— BEGIN Data lines —

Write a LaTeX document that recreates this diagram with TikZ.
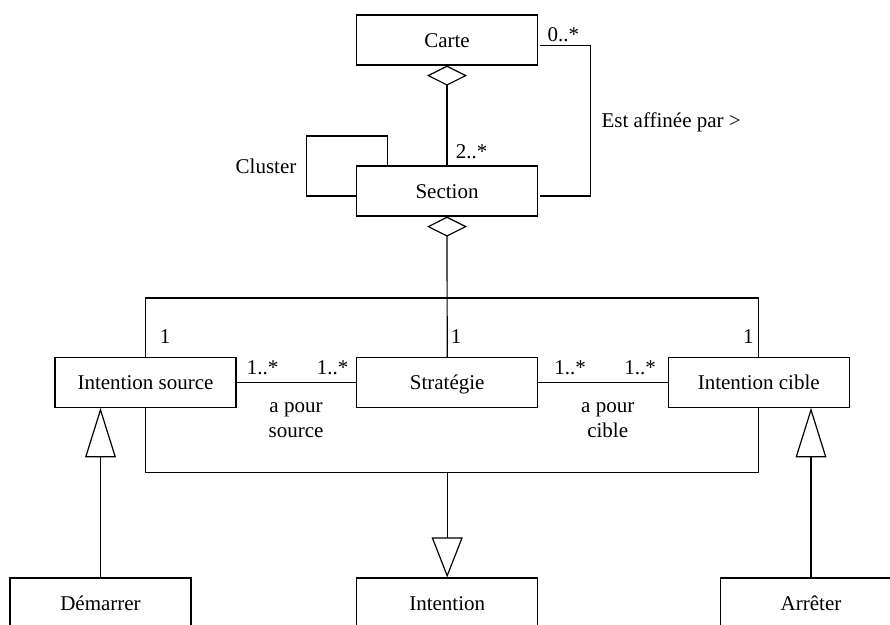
\documentclass[tikz,border=0pt]{standalone}
\usepackage{fontspec}
\setmainfont{Liberation Serif}
\usetikzlibrary{arrows.meta}
\begin{document}
\begin{tikzpicture}[x=1pt,y=-1pt,
  every node/.style={font=\fontsize{21}{25}\selectfont, inner sep=0pt},
  cls/.style={draw, line width=1.2pt, minimum width=181pt, minimum height=50pt, fill=white, text height=14.5pt, text depth=0pt},
  lbl/.style={align=center},
  conn/.style={line width=1.2pt},
  agg/.style={conn, {Diamond[open,length=20pt,width=40pt]}-},
]
\useasboundingbox (0,0) rectangle (890,624);
\clip (0,0) rectangle (890,624);
\fill[white] (0,0) rectangle (890,624);

% classes
\node[cls] (carte) at (447,40) {Carte};
\node[cls] (sec) at (447,191) {Section};
\node[cls, minimum height=49.5pt] (isrc) at (145.5,382.5) {Intention source};
\node[cls, minimum height=49.5pt] (strat) at (447.2,382.5) {Stratégie};
\node[cls, minimum height=49.5pt] (icib) at (758.7,382.5) {Intention cible};
\node[cls] (dem) at (100.5,603) {Démarrer};
\node[cls] (intent) at (447.2,603) {Intention};
\node[cls] (arr) at (811,603) {Arrêter};

\coordinate (top) at (447.2,298);
\coordinate (bot) at (447.2,472.7);

% aggregation Carte - Section
\draw[agg] (carte.south) -- (sec.north);
% Cluster self association
\draw[conn] ([yshift=-5pt]sec.west) -| ++(-49.4,-60) -| ([xshift=31.3pt]sec.north west);
% Est affinée par
\draw[conn] ([yshift=-5.7pt,xshift=1.5pt]carte.east) -- ++(50.6,0) |- ([yshift=-5pt,xshift=1.5pt]sec.east);
% aggregation Section - parts
\draw[agg] (sec.south) -- (strat.north);
\draw[conn] (isrc.north) |- (top) -| (icib.north);
% associations
\draw[conn] (isrc.east) -- (strat.west);
\draw[conn] (strat.east) -- (icib.west);
% generalizations
\draw[conn] (isrc.south) |- (bot) -| (icib.south);
\draw[conn, -{Triangle[open,length=40pt,width=31pt]}] (bot) -- (intent.north);
\draw[conn, -{Triangle[open,length=49.5pt,width=30.7pt]}] (dem.north) -- (dem.north |- isrc.south);
\draw[conn, -{Triangle[open,length=49.5pt,width=30.7pt]}] (arr.north) -- (arr.north |- icib.south);

% labels
\node[lbl] (m0) at (563.3,35) {0..*};
\node[lbl] (m2) at (471.5,152) {2..*};
\node[lbl] (lcl) at (266,166.7) {Cluster};
\node[lbl] (lea) at (671.2,122) {Est affinée par >};
\node[lbl] (o1) at (165,337) {1};
\node[lbl] (o2) at (456,337) {1};
\node[lbl] (o3) at (748.3,337) {1};
\node[lbl] (s1) at (262.5,368) {1..*};
\node[lbl] (s2) at (332.5,368) {1..*};
\node[lbl] (c1) at (570,368) {1..*};
\node[lbl] (c2) at (640,368) {1..*};
\node[lbl] (aps) at (296,420.5) {a pour\\source};
\node[lbl] (apc) at (607.7,420.5) {a pour\\cible};
\end{tikzpicture}
\end{document}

— END Data lines —

_Problem to work on_
Send back the data above word for word, with the pictures left out.

_Answer to the problem_
Write a LaTeX document that recreates this diagram with TikZ.
\documentclass[tikz,border=0pt]{standalone}
\usepackage{fontspec}
\setmainfont{Liberation Serif}
\usetikzlibrary{arrows.meta}
\begin{document}
\begin{tikzpicture}[x=1pt,y=-1pt,
  every node/.style={font=\fontsize{21}{25}\selectfont, inner sep=0pt},
  cls/.style={draw, line width=1.2pt, minimum width=181pt, minimum height=50pt, fill=white, text height=14.5pt, text depth=0pt},
  lbl/.style={align=center},
  conn/.style={line width=1.2pt},
  agg/.style={conn, {Diamond[open,length=20pt,width=40pt]}-},
]
\useasboundingbox (0,0) rectangle (890,624);
\clip (0,0) rectangle (890,624);
\fill[white] (0,0) rectangle (890,624);

% classes
\node[cls] (carte) at (447,40) {Carte};
\node[cls] (sec) at (447,191) {Section};
\node[cls, minimum height=49.5pt] (isrc) at (145.5,382.5) {Intention source};
\node[cls, minimum height=49.5pt] (strat) at (447.2,382.5) {Stratégie};
\node[cls, minimum height=49.5pt] (icib) at (758.7,382.5) {Intention cible};
\node[cls] (dem) at (100.5,603) {Démarrer};
\node[cls] (intent) at (447.2,603) {Intention};
\node[cls] (arr) at (811,603) {Arrêter};

\coordinate (top) at (447.2,298);
\coordinate (bot) at (447.2,472.7);

% aggregation Carte - Section
\draw[agg] (carte.south) -- (sec.north);
% Cluster self association
\draw[conn] ([yshift=-5pt]sec.west) -| ++(-49.4,-60) -| ([xshift=31.3pt]sec.north west);
% Est affinée par
\draw[conn] ([yshift=-5.7pt,xshift=1.5pt]carte.east) -- ++(50.6,0) |- ([yshift=-5pt,xshift=1.5pt]sec.east);
% aggregation Section - parts
\draw[agg] (sec.south) -- (strat.north);
\draw[conn] (isrc.north) |- (top) -| (icib.north);
% associations
\draw[conn] (isrc.east) -- (strat.west);
\draw[conn] (strat.east) -- (icib.west);
% generalizations
\draw[conn] (isrc.south) |- (bot) -| (icib.south);
\draw[conn, -{Triangle[open,length=40pt,width=31pt]}] (bot) -- (intent.north);
\draw[conn, -{Triangle[open,length=49.5pt,width=30.7pt]}] (dem.north) -- (dem.north |- isrc.south);
\draw[conn, -{Triangle[open,length=49.5pt,width=30.7pt]}] (arr.north) -- (arr.north |- icib.south);

% labels
\node[lbl] (m0) at (563.3,35) {0..*};
\node[lbl] (m2) at (471.5,152) {2..*};
\node[lbl] (lcl) at (266,166.7) {Cluster};
\node[lbl] (lea) at (671.2,122) {Est affinée par >};
\node[lbl] (o1) at (165,337) {1};
\node[lbl] (o2) at (456,337) {1};
\node[lbl] (o3) at (748.3,337) {1};
\node[lbl] (s1) at (262.5,368) {1..*};
\node[lbl] (s2) at (332.5,368) {1..*};
\node[lbl] (c1) at (570,368) {1..*};
\node[lbl] (c2) at (640,368) {1..*};
\node[lbl] (aps) at (296,420.5) {a pour\\source};
\node[lbl] (apc) at (607.7,420.5) {a pour\\cible};
\end{tikzpicture}
\end{document}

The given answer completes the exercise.